WHAT IS BEING ASKED:
Take the lines from the top down to and including the one with "from bokeh.resources import INLINE" and repeat them exactly. Omit images.

SUPPLIED DATA:
================================

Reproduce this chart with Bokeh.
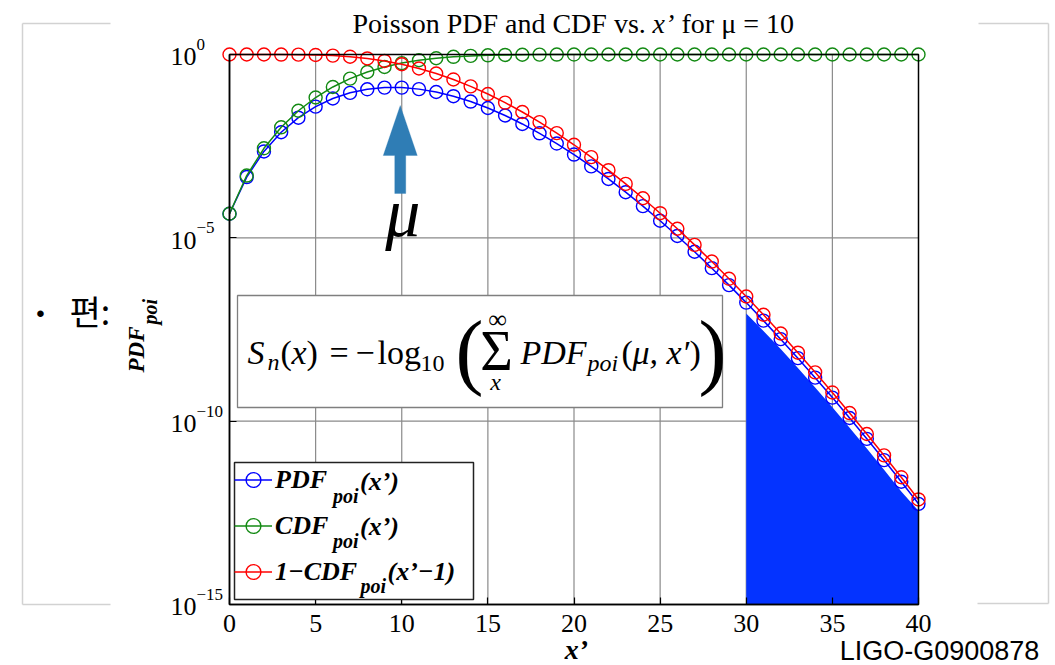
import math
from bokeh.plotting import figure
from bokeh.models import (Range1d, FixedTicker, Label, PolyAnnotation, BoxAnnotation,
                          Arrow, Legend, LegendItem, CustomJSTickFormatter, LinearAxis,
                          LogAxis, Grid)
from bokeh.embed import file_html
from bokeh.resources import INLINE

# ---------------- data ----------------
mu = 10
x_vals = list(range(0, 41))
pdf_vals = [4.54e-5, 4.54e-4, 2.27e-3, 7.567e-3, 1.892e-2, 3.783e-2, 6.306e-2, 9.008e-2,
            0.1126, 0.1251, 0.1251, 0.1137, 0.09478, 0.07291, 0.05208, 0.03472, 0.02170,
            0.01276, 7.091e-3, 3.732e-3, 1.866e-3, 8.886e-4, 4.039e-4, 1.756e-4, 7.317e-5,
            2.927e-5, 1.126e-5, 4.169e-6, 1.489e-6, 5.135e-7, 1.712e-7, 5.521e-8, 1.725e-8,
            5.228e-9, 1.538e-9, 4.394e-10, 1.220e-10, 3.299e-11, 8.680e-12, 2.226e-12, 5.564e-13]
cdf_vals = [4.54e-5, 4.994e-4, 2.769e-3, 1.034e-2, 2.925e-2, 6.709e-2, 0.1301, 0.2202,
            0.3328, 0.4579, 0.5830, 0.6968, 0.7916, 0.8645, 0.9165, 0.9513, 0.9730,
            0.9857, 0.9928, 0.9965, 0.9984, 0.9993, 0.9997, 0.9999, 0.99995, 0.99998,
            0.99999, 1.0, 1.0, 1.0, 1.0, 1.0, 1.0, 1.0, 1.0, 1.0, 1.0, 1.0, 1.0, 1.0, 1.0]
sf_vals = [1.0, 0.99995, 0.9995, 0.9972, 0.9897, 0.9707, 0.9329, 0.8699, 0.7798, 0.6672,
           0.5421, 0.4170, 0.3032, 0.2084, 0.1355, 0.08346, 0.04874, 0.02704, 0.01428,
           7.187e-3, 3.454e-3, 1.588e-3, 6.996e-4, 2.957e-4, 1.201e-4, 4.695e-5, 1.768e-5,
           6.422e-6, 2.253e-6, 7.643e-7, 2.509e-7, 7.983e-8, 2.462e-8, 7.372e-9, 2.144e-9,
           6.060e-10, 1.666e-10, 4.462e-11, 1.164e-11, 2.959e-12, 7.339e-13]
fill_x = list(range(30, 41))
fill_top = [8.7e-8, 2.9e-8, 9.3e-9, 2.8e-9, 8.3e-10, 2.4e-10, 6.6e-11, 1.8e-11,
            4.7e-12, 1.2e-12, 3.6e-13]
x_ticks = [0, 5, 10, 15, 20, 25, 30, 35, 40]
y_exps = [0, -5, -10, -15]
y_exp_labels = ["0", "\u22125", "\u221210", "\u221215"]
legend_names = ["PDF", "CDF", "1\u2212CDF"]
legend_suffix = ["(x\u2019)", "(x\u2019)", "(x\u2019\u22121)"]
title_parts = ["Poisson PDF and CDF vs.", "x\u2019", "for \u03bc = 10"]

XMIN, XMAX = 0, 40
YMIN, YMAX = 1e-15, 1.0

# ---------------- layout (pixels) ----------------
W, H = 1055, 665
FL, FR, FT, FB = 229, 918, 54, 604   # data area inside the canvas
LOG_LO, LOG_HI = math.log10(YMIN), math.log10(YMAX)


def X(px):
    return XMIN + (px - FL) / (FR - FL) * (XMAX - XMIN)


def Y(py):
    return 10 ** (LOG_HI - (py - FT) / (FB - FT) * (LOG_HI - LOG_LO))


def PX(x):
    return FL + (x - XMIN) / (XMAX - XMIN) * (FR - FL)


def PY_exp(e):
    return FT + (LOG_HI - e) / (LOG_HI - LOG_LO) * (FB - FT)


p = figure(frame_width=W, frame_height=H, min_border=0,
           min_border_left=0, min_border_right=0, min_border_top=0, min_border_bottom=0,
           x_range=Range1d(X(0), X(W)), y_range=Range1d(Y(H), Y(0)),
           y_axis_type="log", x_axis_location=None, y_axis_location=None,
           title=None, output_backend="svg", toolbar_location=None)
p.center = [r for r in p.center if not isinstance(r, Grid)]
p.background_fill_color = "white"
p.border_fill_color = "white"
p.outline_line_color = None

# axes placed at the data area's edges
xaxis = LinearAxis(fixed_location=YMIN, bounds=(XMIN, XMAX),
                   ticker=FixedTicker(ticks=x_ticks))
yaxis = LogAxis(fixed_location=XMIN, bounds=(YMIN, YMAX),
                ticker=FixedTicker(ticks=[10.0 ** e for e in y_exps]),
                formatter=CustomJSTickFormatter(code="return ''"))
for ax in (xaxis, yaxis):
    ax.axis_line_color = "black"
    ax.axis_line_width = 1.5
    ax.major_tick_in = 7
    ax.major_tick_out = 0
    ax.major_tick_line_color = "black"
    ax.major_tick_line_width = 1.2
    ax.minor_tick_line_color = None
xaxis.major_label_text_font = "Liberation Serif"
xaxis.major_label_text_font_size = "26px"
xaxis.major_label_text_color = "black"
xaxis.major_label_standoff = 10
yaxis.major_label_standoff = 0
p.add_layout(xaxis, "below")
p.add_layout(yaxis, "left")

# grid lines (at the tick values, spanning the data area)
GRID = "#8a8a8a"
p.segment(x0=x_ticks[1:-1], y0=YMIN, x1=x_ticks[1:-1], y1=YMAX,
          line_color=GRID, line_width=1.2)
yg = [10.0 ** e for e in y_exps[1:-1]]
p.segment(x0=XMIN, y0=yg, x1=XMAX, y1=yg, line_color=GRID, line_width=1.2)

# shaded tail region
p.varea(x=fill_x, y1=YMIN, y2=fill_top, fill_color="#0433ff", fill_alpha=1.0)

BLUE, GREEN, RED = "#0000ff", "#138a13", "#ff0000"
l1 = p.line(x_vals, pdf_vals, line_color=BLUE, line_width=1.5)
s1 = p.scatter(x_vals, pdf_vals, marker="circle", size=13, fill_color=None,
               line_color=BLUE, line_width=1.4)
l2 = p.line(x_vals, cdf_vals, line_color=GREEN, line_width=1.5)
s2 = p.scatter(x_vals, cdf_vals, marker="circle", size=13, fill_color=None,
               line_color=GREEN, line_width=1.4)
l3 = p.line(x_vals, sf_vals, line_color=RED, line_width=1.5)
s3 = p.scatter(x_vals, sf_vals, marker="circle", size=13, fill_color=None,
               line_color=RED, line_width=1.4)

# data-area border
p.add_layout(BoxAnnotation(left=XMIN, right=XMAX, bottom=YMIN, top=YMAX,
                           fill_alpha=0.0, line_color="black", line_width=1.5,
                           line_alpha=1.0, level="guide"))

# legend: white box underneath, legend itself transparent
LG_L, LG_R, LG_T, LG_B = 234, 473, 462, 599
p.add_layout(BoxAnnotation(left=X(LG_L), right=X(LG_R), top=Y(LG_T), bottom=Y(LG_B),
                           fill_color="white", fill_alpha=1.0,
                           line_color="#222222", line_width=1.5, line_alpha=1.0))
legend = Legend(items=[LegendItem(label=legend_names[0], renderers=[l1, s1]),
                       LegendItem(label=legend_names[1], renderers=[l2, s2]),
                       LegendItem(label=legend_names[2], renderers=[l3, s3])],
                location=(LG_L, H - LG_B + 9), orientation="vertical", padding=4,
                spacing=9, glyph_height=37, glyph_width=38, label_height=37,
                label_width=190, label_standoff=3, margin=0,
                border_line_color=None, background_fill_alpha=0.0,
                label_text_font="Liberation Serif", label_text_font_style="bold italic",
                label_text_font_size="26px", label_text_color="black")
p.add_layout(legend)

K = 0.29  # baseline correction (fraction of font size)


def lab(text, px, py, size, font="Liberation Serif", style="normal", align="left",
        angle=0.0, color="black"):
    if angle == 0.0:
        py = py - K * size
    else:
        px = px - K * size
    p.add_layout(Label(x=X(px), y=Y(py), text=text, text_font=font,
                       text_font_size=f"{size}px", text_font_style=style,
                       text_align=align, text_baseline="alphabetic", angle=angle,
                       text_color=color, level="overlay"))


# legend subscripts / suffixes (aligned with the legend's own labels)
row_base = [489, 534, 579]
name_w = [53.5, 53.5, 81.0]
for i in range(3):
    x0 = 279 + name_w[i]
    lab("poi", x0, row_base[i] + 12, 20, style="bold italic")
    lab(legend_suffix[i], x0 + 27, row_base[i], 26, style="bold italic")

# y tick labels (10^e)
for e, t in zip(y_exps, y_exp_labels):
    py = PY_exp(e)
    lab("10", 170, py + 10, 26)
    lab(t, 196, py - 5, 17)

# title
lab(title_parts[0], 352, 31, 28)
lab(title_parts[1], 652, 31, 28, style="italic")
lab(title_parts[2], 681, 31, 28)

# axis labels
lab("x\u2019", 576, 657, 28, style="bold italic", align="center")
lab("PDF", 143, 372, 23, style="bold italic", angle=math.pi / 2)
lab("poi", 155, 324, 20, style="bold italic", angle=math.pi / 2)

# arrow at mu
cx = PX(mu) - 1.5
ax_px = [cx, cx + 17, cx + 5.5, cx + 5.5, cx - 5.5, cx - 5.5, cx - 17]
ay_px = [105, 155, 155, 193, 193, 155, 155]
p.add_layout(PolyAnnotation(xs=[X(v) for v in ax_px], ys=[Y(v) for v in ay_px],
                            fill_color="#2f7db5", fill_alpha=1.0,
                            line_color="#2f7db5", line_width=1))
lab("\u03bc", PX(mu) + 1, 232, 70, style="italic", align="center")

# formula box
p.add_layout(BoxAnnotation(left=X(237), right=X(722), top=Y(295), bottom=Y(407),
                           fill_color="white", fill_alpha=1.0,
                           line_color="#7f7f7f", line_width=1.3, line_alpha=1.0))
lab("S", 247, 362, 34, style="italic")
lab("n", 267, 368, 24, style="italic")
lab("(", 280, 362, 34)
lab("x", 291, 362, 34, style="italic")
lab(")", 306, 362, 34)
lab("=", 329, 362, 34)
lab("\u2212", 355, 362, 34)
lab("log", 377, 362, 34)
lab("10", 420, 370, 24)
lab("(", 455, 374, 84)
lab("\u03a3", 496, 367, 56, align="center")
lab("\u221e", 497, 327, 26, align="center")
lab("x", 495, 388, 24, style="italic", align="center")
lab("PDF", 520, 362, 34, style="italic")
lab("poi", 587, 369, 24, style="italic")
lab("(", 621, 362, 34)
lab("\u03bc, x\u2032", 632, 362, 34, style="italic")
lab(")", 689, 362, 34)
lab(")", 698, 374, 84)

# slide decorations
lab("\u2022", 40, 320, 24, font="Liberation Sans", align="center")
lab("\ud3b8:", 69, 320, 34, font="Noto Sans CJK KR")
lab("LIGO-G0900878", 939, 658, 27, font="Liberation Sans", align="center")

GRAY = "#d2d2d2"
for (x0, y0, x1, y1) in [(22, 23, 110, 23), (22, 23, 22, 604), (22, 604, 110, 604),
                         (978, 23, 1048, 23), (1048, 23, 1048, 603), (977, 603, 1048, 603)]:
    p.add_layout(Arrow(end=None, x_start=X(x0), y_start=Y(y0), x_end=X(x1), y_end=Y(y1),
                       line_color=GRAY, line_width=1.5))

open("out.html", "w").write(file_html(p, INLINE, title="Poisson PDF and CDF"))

================================

ANSWER FOR THIS EXERCISE:
Reproduce this chart with Bokeh.
import math
from bokeh.plotting import figure
from bokeh.models import (Range1d, FixedTicker, Label, PolyAnnotation, BoxAnnotation,
                          Arrow, Legend, LegendItem, CustomJSTickFormatter, LinearAxis,
                          LogAxis, Grid)
from bokeh.embed import file_html
from bokeh.resources import INLINE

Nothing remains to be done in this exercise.